* _WORK REQUIRED_
Print, word for word, every line from the beginning of the listing up to and including the line with "t0_column1 = [None, None]". Pictures are to be excluded.

* _DATASET CONTENT_
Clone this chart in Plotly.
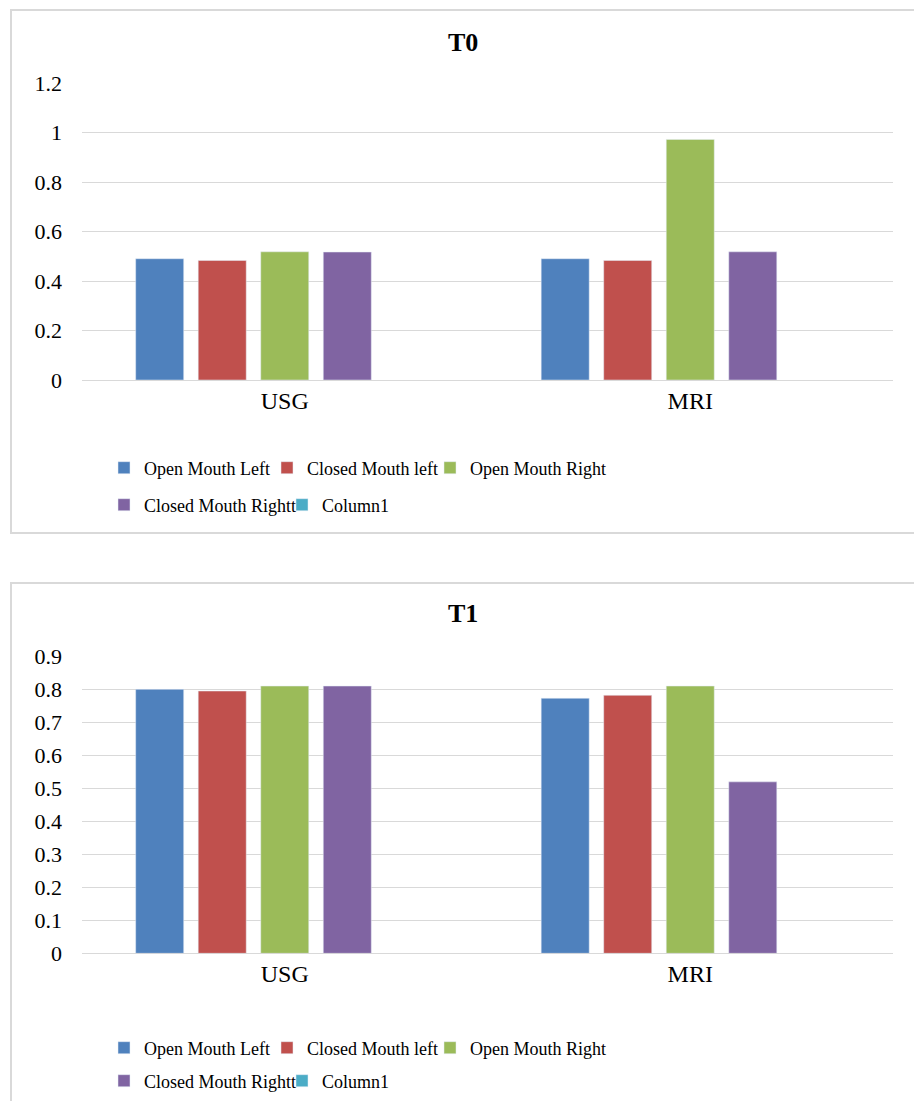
import plotly.graph_objects as go

W, H = 914, 1101

categories = ["USG", "MRI"]
series_names = ["Open Mouth Left", "Closed Mouth left", "Open Mouth Right",
                "Closed Mouth Rightt", "Column1"]
colors = ["#4F81BD", "#C0504D", "#9BBB59", "#8064A2", "#4BACC6"]

t0_open_left = [0.49, 0.49]
t0_closed_left = [0.483, 0.483]
t0_open_right = [0.518, 0.972]
t0_closed_right = [0.517, 0.518]
t0_column1 = [None, None]

t1_open_left = [0.799, 0.772]
t1_closed_left = [0.794, 0.781]
t1_open_right = [0.809, 0.809]
t1_closed_right = [0.809, 0.519]
t1_column1 = [None, None]

t0_ticks = [0, 0.2, 0.4, 0.6, 0.8, 1, 1.2]
t0_ticktext = ["0", "0.2", "0.4", "0.6", "0.8", "1", "1.2"]
t1_ticks = [0, 0.1, 0.2, 0.3, 0.4, 0.5, 0.6, 0.7, 0.8, 0.9]
t1_ticktext = ["0", "0.1", "0.2", "0.3", "0.4", "0.5", "0.6", "0.7", "0.8", "0.9"]

FONT = "Liberation Serif"

def px_x(p):
    return p / W

def px_y(p):
    return 1 - p / H

fig = go.Figure()

t0_data = [t0_open_left, t0_closed_left, t0_open_right, t0_closed_right, t0_column1]
t1_data = [t1_open_left, t1_closed_left, t1_open_right, t1_closed_right, t1_column1]

for i, (name, vals) in enumerate(zip(series_names, t0_data)):
    fig.add_trace(go.Bar(x=categories, y=vals, name=name, marker_color=colors[i],
                         xaxis="x", yaxis="y",
                         legend="legend" if i < 3 else "legend2"))
for i, (name, vals) in enumerate(zip(series_names, t1_data)):
    fig.add_trace(go.Bar(x=categories, y=vals, name=name, marker_color=colors[i],
                         xaxis="x2", yaxis="y2",
                         legend="legend3" if i < 3 else "legend4"))

# invisible spacer entries so the last legend text of row 1 is not clipped
for ax, ay, lg in [("x", "y", "legend"), ("x2", "y2", "legend3")]:
    fig.add_trace(go.Scatter(x=[None], y=[None], mode="markers", name=" ",
                             marker=dict(color="rgba(0,0,0,0)", size=1,
                                         line=dict(width=0)),
                             xaxis=ax, yaxis=ay, legend=lg, hoverinfo="skip"))

grid = "#D9D9D9"
xdom = [px_x(82), px_x(893)]
tickfont = dict(family=FONT, size=22, color="#000000")
catfont = dict(family=FONT, size=24, color="#000000")

common_x = dict(type="category", showgrid=False, showline=False, ticks="",
                tickfont=catfont, ticklabelstandoff=4, fixedrange=True,
                automargin=False)
common_y = dict(showgrid=True, gridcolor=grid, gridwidth=1, zeroline=True,
                zerolinecolor=grid, zerolinewidth=1, showline=False, ticks="",
                tickfont=tickfont, ticklabelstandoff=19, fixedrange=True,
                automargin=False)

fig.update_layout(
    width=W, height=H, autosize=False,
    margin=dict(l=0, r=0, t=0, b=0, autoexpand=False),
    paper_bgcolor="white", plot_bgcolor="white",
    barmode="group", bargap=0.229, bargroupgap=0.232,
    xaxis=dict(domain=xdom, anchor="y", **common_x),
    yaxis=dict(domain=[px_y(380), px_y(83)], range=[0, 1.2], tickvals=t0_ticks,
               ticktext=t0_ticktext, anchor="x", **common_y),
    xaxis2=dict(domain=xdom, anchor="y2", **common_x),
    yaxis2=dict(domain=[px_y(953.3), px_y(656)], range=[0, 0.9], tickvals=t1_ticks,
                ticktext=t1_ticktext, anchor="x2", **common_y),
    showlegend=True,
)

legend_common = dict(orientation="h", xanchor="left", yanchor="middle",
                     xref="container", yref="container",
                     font=dict(family=FONT, size=18, color="#000000"),
                     entrywidthmode="pixels",
                     bgcolor="rgba(0,0,0,0)", traceorder="normal")
fig.update_layout(
    legend=dict(x=px_x(104), y=px_y(468), entrywidth=118, **legend_common),
    legend2=dict(x=px_x(104), y=px_y(505), entrywidth=133, **legend_common),
    legend3=dict(x=px_x(104), y=px_y(1048), entrywidth=118, **legend_common),
    legend4=dict(x=px_x(104), y=px_y(1081), entrywidth=133, **legend_common),
)

fig.add_annotation(text="<b>T0</b>", x=px_x(463), y=px_y(42), xref="paper", yref="paper",
                   showarrow=False, font=dict(family=FONT, size=26, color="#000000"),
                   xanchor="center", yanchor="middle")
fig.add_annotation(text="<b>T1</b>", x=px_x(463), y=px_y(613), xref="paper", yref="paper",
                   showarrow=False, font=dict(family=FONT, size=26, color="#000000"),
                   xanchor="center", yanchor="middle")

fig.add_shape(type="rect", xref="paper", yref="paper",
              x0=px_x(11), x1=px_x(930), y0=px_y(533), y1=px_y(10),
              line=dict(color=grid, width=2), fillcolor="rgba(0,0,0,0)", layer="below")
fig.add_shape(type="rect", xref="paper", yref="paper",
              x0=px_x(11), x1=px_x(930), y0=px_y(1120), y1=px_y(583),
              line=dict(color=grid, width=2), fillcolor="rgba(0,0,0,0)", layer="below")

fig.write_html("out.html", config={"displayModeBar": False},
               post_script="document.body.style.margin='0';"
                           "document.body.style.overflow='hidden';")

* _REPLY_
Clone this chart in Plotly.
import plotly.graph_objects as go

W, H = 914, 1101

categories = ["USG", "MRI"]
series_names = ["Open Mouth Left", "Closed Mouth left", "Open Mouth Right",
                "Closed Mouth Rightt", "Column1"]
colors = ["#4F81BD", "#C0504D", "#9BBB59", "#8064A2", "#4BACC6"]

t0_open_left = [0.49, 0.49]
t0_closed_left = [0.483, 0.483]
t0_open_right = [0.518, 0.972]
t0_closed_right = [0.517, 0.518]
t0_column1 = [None, None]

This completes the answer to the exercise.